Dive Brief:
- The Supreme Court has chosen not to hear an appeal against the electronic logging device (ELD) mandate, Todd Spencer, Executive Vice President of the OOIDA told Supply Chain Dive at an FMCSA meeting Monday.
- The OOIDA had challenged the Department of Transportation's final rule on the basis of privacy and protection against warrantless search and seizure. However, its challenge had been struck down several times, leaving the Supreme Court as the association's last hope.
- Asked if this meant the battle was over, Spencer said there was already a wide consensus the industry would have trouble meeting the December 2017 deadline for ELDs. UPS, a prominent supporter of the mandate, recently asked for several exemptions from the mandate, as one example.
Dive Insight:
Today's refusal by the Supreme Court to reconsider the OOIDA's argument against the ELD mandate ends the war over industry adoption of ELDs after years of legal battles and arguments regarding driver privacy, the efficacy of HOS laws and even parking issues.
Now, the battle extends to effective implementation of the devices, as drivers nationwide must comply with a patchwork of state legislation, company standards and terms of employment as well.
With the fait accompli in place, shippers may wonder what to expect. Rates could rise as much as 20%, prompted by a massive dropout by independent drivers unable to stomach the cost of implementation. This is possible, but unlikely to happen soon, given that drivers have until December 2019 to fully comply. Chances are the industry will adapt, though many within it will do so begrudgingly.
A brief history of ELDs and their opposition
ELDs have been around far longer than some of the drivers fighting against their implementation. A crude version of the devices debuted in the mid-1980s, though wireless reception was poor. Later in the decade, in the first politicized move on behalf of ELDs, the Insurance Institute for Highway Safety (IIHS) undertook to lobby the Department of Transportation for a mandate requiring their widespread adoption.
Then, in 2000, the FMCSA made its first concerted effort to limit hours of service (HOS) via the use of ELDs. A court order ended the effort in 2004. A full decade later, a second attempt was launched, this time with greater success, as the Federal Register carried an announcement that the Department of Transportation would now allow the FMCSA to require ELDs for those carriers with the worst history of HOS compliance. This paved the way for the 2012 passage of the MAP-21 Act (Moving Ahead for Progress in the 21st Century), which required the FMCSA to develop an ultimate rule mandating ELDs.
In December 2015, the final ELD mandate appeared. It appeared the war was won.
Not so fast, argued the OOIDA, which launched continual, often successful challenges to the mandate.
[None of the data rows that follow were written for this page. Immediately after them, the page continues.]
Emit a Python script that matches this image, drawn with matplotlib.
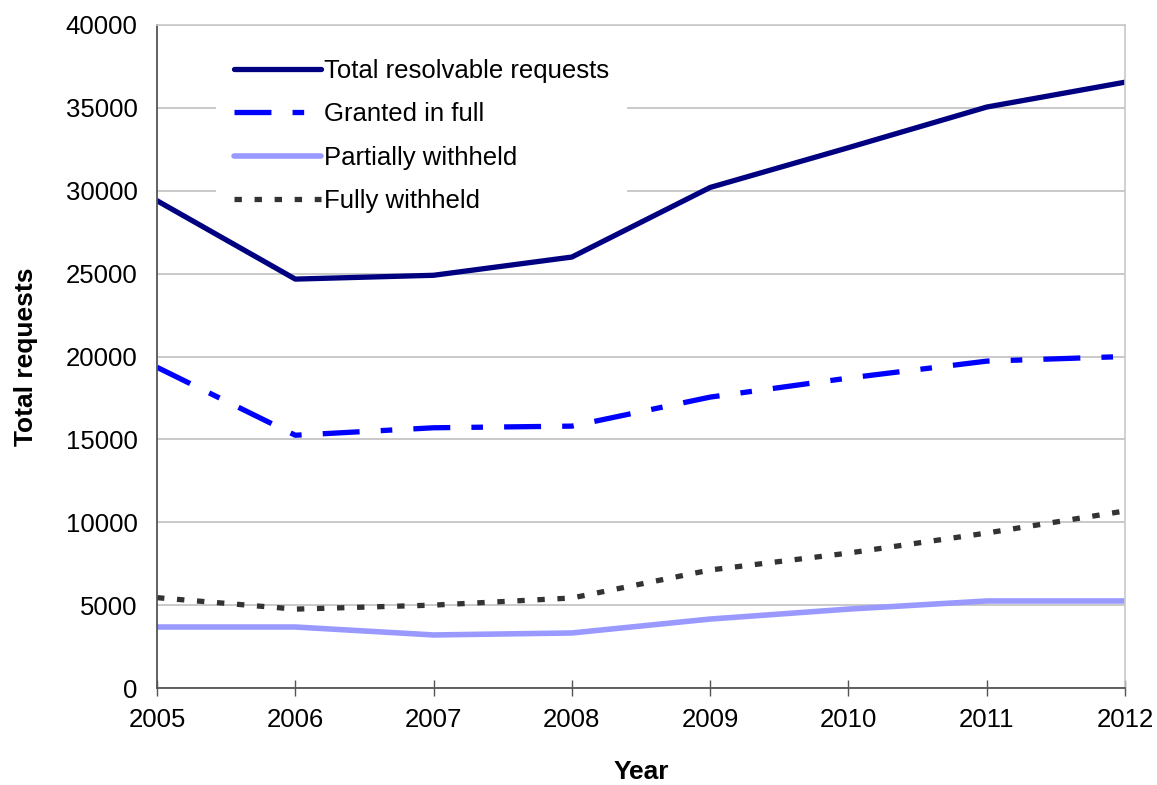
import matplotlib.pyplot as plt

plt.rcParams['font.family'] = ['Liberation Sans', 'DejaVu Sans']

years = [2005, 2006, 2007, 2008, 2009, 2010, 2011, 2012]
total = [29400, 24670, 24900, 26000, 30200, 32600, 35050, 36550]
granted = [19350, 15250, 15700, 15800, 17550, 18700, 19720, 20000]
partial = [3680, 3680, 3200, 3320, 4160, 4760, 5250, 5250]
fully = [5450, 4760, 5000, 5430, 7120, 8140, 9350, 10680]

fig = plt.figure(figsize=(11.57, 7.85), dpi=100)
ax = fig.add_axes([157/1157, 1-688/785, (1125-157)/1157, (688-25)/785])

ax.plot(years, total, color='#000080', lw=3.8, solid_capstyle='round',
        label='Total resolvable requests')
ax.plot(years, granted, color='#0000FF', lw=3.8, dashes=(7, 4, 2.2, 4),
        dash_capstyle='butt', label='Granted in full')
ax.plot(years, partial, color='#9999FF', lw=4.0, solid_capstyle='round',
        label='Partially withheld')
ax.plot(years, fully, color='#333333', lw=3.8, dashes=(1.4, 2.4),
        dash_capstyle='butt', label='Fully withheld')

ax.set_xlim(2005, 2012)
ax.set_ylim(0, 40000)
ax.set_yticks(range(0, 40001, 5000))
ax.set_xticks(years)
ax.grid(axis='y', color='#c0c0c0', lw=1.2)
ax.set_axisbelow(True)

for s in ['top', 'right']:
    ax.spines[s].set_color('#c8c8c8')
    ax.spines[s].set_linewidth(1.2)
for s in ['left', 'bottom']:
    ax.spines[s].set_color('#555555')
    ax.spines[s].set_linewidth(1.3)

ax.tick_params(axis='y', length=0, pad=14, labelsize=18.5)
ax.tick_params(axis='x', direction='inout', length=11.5, width=1, color='#555555',
               pad=9, labelsize=18.5)

ax.set_xlabel('Year', fontsize=19, fontweight='bold', labelpad=20)
ax.set_ylabel('Total requests', fontsize=19, fontweight='bold', labelpad=20)

leg = ax.legend(loc='upper left', bbox_to_anchor=(0.061, 0.976), fontsize=18.5,
                frameon=True, fancybox=False, edgecolor='none', framealpha=1,
                handlelength=3.4, handletextpad=0.1, labelspacing=0.76,
                borderpad=0.7, borderaxespad=0)
leg.set_zorder(1.5)

fig.savefig('out.png', dpi=100)
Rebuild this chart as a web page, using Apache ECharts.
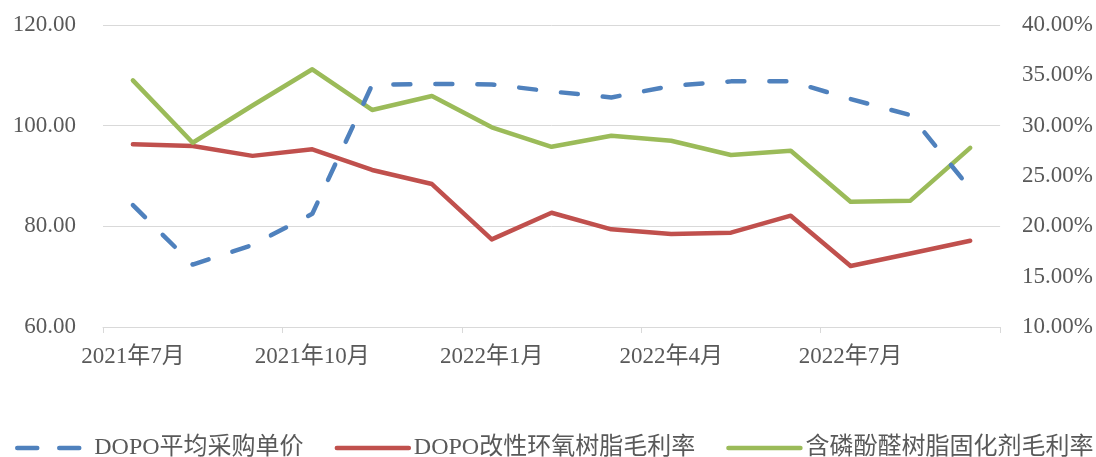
<!DOCTYPE html>
<html>
<head>
<meta charset="utf-8">
<script src="https://cdn.jsdelivr.net/npm/echarts@6/dist/echarts.min.js"></script>
<style>
html,body{margin:0;padding:0;background:#fff;}
#chart{width:1096px;height:457px;}
</style>
</head>
<body>
<div id="chart"></div>
<script>
var categories = ['2021年7月','2021年8月','2021年9月','2021年10月','2021年11月','2021年12月',
  '2022年1月','2022年2月','2022年3月','2022年4月','2022年5月','2022年6月','2022年7月','2022年8月','2022年9月'];
var dopoPrice = [84.2, 72.4, 76.3, 82.5, 108.1, 108.3, 108.2, 106.8, 105.6, 107.9, 108.8, 108.8, 105.3, 102.1, 87.5];
var epoxyMargin = [28.15, 27.98, 27.0, 27.65, 25.6, 24.2, 18.7, 21.35, 19.7, 19.24, 19.37, 21.06, 16.06, 17.3, 18.57];
var phenolicMargin = [34.5, 28.3, 32.0, 35.6, 31.56, 32.95, 29.84, 27.9, 29.0, 28.5, 27.09, 27.5, 22.45, 22.55, 27.8];
var seriesNames = ['DOPO平均采购单价', 'DOPO改性环氧树脂毛利率', '含磷酚醛树脂固化剂毛利率'];

var FONT = "'Liberation Serif', 'Times New Roman', 'Noto Sans CJK SC', serif";
var TXT = '#595959';
var chart = echarts.init(document.getElementById('chart'));
chart.setOption({
  animation: false,
  textStyle: {fontFamily: FONT},
  grid: {left: 103, right: 95, top: 25, bottom: 130, containLabel: false},
  legend: {
    top: 436,
    left: 15,
    width: 1081,
    itemWidth: 72,
    itemHeight: 14,
    itemGap: 31,
    padding: 0,
    itemStyle: {opacity: 0},
    lineStyle: {width: 4.5},
    textStyle: {fontFamily: FONT, fontSize: 24, color: TXT},
    data: [
      {name: seriesNames[0], lineStyle: {width: 4.5, type: [20, 22]}},
      {name: seriesNames[1]},
      {name: seriesNames[2]}
    ]
  },
  xAxis: [{
    type: 'category',
    data: categories,
    boundaryGap: true,
    axisLine: {lineStyle: {color: '#d9d9d9', width: 1}},
    axisTick: {show: false},
    axisLabel: {interval: 2, fontFamily: FONT, fontSize: 23, color: TXT, margin: 18}
  }, {
    type: 'value',
    position: 'bottom',
    min: 0, max: 15, interval: 3,
    axisLine: {show: false},
    axisTick: {show: true, length: 6, lineStyle: {color: '#d9d9d9'}},
    axisLabel: {show: false},
    splitLine: {show: false}
  }],
  yAxis: [{
    type: 'value',
    min: 60, max: 120, interval: 20,
    axisLine: {show: false},
    axisTick: {show: false},
    splitLine: {show: true, lineStyle: {color: '#d9d9d9', width: 1}},
    axisLabel: {fontFamily: FONT, fontSize: 23, color: TXT, margin: 27,
      formatter: function (v) { return v.toFixed(2); }}
  }, {
    type: 'value',
    min: 10, max: 40, interval: 5,
    axisLine: {show: false},
    axisTick: {show: false},
    splitLine: {show: false},
    axisLabel: {fontFamily: FONT, fontSize: 23, color: TXT, margin: 22,
      formatter: function (v) { return v.toFixed(2) + '%'; }}
  }],
  series: [{
    name: seriesNames[0],
    type: 'line',
    xAxisIndex: 0,
    yAxisIndex: 0,
    data: dopoPrice,
    symbol: 'none',
    itemStyle: {color: '#4f81bd'},
    lineStyle: {color: '#4f81bd', width: 4.5, type: [17, 25], cap: 'round', join: 'round'},
    z: 3
  }, {
    name: seriesNames[1],
    type: 'line',
    xAxisIndex: 0,
    yAxisIndex: 1,
    data: epoxyMargin,
    symbol: 'none',
    itemStyle: {color: '#c0504d'},
    lineStyle: {color: '#c0504d', width: 4.5, cap: 'round', join: 'round'},
    z: 2
  }, {
    name: seriesNames[2],
    type: 'line',
    xAxisIndex: 0,
    yAxisIndex: 1,
    data: phenolicMargin,
    symbol: 'none',
    itemStyle: {color: '#9bbb59'},
    lineStyle: {color: '#9bbb59', width: 4.5, cap: 'round', join: 'round'},
    z: 2
  }]
});
</script>
</body>
</html>
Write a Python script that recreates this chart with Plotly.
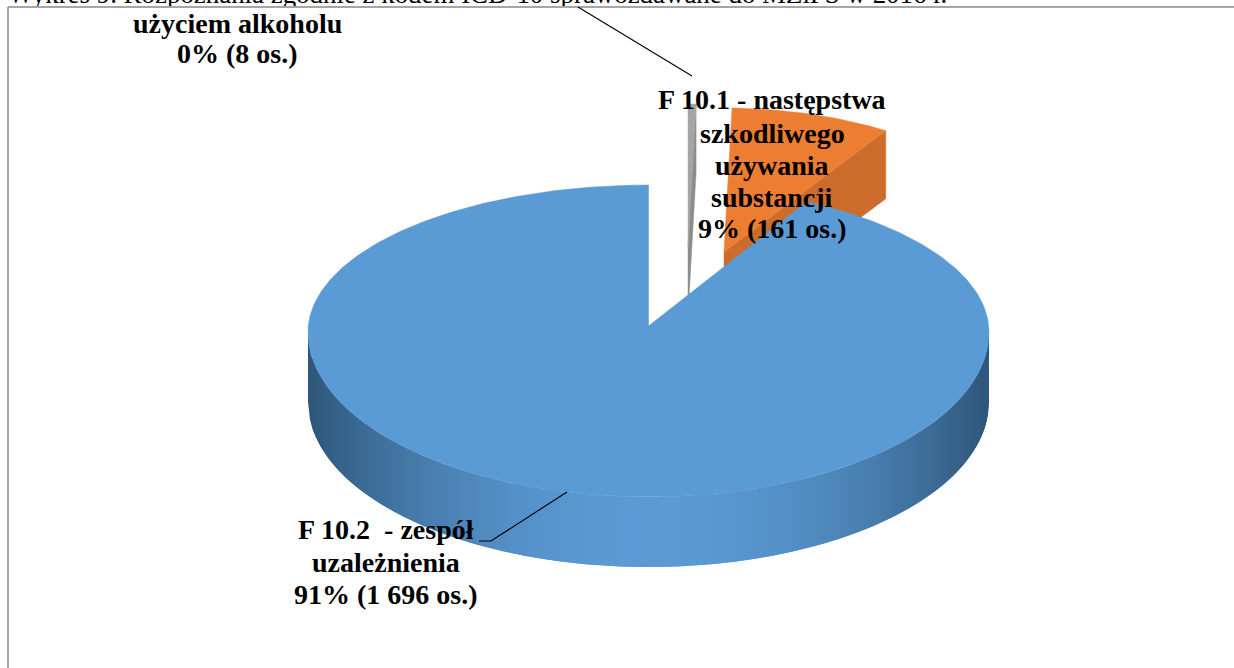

Other final rules, such as that created in 2015, had appeared on two previous occasions, yet were vacated by the D.C. Circuit Court (2004, 2007) and the 7th Circuit Court of Appeals (2011).
The main arguments offered by the OOIDA and others revolved around concerns over privacy, harassment and improper cost-benefit analyses, court documents showed. The latter two arguments prompted circuit courts to reject the rule, which may have emboldened the plaintiffs to add a further concern over fourth amendment protections.
Perhaps that was the straw that broke the judiciary's back, as the same court that rejected the rule in 2011 reversed itself in late October 2016. Arguing that corrections to previous errors within the final rule had now been made, the judges handily rejected further OOIDA appeals.